#### Input
· · ·
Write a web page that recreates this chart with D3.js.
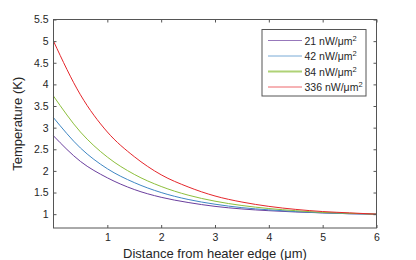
· · ·
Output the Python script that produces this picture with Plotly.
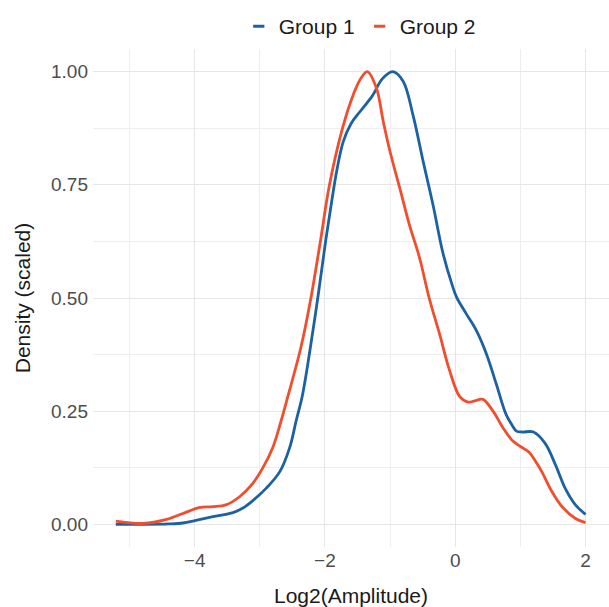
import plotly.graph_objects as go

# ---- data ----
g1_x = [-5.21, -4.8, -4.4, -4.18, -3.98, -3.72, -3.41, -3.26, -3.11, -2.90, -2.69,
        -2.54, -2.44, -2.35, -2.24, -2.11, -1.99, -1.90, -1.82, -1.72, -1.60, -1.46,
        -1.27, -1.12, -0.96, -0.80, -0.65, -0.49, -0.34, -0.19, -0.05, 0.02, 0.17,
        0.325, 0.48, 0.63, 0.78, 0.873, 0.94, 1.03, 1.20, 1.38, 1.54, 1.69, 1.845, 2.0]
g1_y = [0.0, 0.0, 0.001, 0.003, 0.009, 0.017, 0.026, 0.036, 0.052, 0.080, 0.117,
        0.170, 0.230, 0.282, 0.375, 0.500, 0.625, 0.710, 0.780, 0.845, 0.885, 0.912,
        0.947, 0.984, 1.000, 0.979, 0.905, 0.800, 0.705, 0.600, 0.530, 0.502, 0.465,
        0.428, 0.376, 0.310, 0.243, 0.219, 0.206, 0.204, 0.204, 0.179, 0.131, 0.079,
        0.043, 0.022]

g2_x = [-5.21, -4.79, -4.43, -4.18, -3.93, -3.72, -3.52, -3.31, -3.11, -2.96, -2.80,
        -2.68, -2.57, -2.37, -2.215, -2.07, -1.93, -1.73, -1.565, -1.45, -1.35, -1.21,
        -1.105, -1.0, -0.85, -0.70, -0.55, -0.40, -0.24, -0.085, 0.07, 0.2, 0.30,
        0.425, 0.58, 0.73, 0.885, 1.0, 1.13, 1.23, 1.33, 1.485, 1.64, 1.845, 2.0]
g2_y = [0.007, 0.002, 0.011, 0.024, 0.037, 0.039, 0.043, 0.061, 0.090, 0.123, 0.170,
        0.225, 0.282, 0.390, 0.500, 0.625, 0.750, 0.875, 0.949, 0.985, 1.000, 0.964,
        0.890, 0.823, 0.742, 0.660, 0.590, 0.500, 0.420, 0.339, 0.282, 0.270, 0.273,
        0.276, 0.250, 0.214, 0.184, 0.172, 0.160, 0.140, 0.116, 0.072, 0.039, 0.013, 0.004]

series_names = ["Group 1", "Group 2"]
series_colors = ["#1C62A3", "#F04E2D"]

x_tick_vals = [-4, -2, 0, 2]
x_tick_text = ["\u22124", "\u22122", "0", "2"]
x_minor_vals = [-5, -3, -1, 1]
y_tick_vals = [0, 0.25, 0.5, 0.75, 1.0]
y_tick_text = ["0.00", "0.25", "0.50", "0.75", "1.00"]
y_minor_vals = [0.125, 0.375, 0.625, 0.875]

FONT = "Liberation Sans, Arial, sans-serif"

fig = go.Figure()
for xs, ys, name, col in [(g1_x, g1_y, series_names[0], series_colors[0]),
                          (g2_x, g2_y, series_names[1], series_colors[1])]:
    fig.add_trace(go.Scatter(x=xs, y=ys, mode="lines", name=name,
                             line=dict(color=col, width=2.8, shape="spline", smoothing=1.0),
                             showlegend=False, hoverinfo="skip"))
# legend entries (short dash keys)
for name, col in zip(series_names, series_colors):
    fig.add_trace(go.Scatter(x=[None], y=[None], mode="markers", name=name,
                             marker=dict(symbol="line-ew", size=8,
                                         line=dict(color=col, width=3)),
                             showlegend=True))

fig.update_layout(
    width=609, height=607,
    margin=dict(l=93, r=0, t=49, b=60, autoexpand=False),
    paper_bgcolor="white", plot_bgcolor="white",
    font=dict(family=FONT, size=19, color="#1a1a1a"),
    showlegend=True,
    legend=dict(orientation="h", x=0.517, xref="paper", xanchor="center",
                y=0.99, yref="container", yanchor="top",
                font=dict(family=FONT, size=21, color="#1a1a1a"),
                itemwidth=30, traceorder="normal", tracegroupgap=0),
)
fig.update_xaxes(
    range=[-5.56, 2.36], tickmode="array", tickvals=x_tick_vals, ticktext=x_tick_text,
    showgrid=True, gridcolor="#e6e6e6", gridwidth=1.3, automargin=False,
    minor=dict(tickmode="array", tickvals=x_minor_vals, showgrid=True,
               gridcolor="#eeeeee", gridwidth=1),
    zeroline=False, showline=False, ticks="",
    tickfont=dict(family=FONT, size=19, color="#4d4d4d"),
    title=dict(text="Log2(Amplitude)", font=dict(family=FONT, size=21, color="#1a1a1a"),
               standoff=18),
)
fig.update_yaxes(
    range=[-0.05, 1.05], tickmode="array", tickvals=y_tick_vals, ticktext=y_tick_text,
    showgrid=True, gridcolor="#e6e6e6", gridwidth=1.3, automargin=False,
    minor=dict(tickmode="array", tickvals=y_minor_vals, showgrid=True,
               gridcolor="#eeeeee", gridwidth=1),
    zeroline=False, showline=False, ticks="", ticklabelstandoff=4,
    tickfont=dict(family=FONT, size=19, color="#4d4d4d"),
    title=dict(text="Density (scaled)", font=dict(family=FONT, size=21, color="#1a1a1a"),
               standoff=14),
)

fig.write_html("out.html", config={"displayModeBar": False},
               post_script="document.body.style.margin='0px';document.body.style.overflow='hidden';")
· · ·
Could you quote, word for word, only the lines from the one containing "Output the Python" through the one containing "import plotly.graph_objects as go", both included, and leave out any pictures?

#### The completed task
Output the Python script that produces this picture with Plotly.
import plotly.graph_objects as go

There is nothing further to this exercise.